Stay invested. When times get tough, you may be tempted to cash out your investments and cut your losses. Chart Westcott, the Co-Founder and Chief Operating Officer at Ikarian Capital, LLC
agrees this is probably the worst mistake you can make during a market downturn. By pulling out of the market, not only will your paper losses be realized, but you will miss the opportunity to recover these losses when the markets inevitably recover. “Remind yourself of your financial goals and focus on the big picture. The best defense against a volatile market is to stay invested and weather the storm,” says Chart Westcott.
Pay down your debts. Investing in the market is not the only way to earn a return on your money. If the markets are too volatile for you, consider paying down your debts instead. The return you earn is effectively the interest rate that you avoid paying on the principal. Paying down debt is a guaranteed return on your money and can help ease your mind during turbulent times.

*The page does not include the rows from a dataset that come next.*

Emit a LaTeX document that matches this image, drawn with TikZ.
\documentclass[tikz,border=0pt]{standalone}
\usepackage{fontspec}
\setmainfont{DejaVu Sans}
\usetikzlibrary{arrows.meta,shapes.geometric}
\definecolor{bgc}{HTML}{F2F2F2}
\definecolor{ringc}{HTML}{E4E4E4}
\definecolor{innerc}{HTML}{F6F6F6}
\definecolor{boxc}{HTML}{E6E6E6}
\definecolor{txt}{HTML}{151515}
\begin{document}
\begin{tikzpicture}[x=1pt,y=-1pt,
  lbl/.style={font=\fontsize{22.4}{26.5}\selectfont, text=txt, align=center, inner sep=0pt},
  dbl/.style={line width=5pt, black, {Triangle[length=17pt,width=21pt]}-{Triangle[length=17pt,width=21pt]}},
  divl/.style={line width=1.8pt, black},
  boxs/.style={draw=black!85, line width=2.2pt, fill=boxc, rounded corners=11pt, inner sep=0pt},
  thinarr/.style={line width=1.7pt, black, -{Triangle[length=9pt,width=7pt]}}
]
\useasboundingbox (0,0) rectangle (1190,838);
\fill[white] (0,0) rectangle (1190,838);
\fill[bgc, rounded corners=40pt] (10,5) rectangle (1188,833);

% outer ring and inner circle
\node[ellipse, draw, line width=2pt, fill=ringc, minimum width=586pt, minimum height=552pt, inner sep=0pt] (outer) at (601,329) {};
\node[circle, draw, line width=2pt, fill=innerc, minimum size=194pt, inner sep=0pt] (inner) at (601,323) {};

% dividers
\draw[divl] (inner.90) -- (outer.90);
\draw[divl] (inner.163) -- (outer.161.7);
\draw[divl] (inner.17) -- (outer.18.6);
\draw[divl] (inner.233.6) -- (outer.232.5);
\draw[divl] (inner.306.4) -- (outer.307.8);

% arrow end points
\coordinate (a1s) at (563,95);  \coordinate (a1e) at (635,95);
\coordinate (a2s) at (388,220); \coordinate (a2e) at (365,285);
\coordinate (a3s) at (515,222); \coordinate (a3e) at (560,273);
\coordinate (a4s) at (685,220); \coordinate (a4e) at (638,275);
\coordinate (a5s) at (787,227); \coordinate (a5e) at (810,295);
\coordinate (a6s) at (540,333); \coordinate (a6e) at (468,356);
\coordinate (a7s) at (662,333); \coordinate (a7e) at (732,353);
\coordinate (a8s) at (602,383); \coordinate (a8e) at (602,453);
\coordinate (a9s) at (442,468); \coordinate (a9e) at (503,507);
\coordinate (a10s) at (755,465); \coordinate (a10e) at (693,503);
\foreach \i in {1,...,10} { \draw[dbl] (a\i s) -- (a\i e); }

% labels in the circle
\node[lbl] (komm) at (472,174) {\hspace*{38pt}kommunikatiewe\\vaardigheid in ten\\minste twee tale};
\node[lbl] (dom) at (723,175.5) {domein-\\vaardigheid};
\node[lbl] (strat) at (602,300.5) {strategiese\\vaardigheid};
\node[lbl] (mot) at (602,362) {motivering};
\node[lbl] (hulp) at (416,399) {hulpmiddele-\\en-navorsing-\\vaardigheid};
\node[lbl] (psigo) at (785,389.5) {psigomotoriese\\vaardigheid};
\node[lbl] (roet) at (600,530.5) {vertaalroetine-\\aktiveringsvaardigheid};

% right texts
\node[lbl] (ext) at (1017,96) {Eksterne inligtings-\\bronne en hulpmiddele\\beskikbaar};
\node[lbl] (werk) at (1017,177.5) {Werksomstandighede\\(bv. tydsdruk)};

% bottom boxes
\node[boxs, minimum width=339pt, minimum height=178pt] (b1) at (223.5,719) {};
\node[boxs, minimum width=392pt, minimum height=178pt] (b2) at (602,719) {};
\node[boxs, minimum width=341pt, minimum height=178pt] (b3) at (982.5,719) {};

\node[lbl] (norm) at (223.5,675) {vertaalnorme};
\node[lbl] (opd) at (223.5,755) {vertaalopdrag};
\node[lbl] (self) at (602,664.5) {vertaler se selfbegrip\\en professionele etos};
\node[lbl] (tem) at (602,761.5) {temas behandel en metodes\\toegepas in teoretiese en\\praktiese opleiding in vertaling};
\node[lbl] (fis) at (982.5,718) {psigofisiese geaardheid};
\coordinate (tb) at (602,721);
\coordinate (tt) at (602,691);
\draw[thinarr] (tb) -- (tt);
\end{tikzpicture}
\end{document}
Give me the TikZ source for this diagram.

Turn down the noise. Most investors find themselves overwhelmed with the amount of information available. The truth is most of this information is irrelevant to you, and this is doubly true during financial crises. Reading news reports and predictions every day on how the markets will come crashing down will do little to relieve your anxiety. Focus only on what’s necessary for your investments and ignore the rest.
Speak to a financial advisor. If you’re anxious about your investments, speak to a qualified financial advisor. Every person’s financial situation is different, and having a good investment plan that you can stick to is essential during tough times. If you find the market volatility overwhelming, your portfolio may be too aggressive. Review your asset allocation and ensure that it is compatible with your risk tolerance.
Investing over the long term is difficult, and you will undoubtedly experience multiple market downturns during this time. The markets are inherently volatile, and no one can reliably predict when and where the next financial crisis will happen. Spending your nights worrying about your investments won’t make it grow any faster. Instead, educate yourself and focus on the long-term and your anxiety will diminish over time.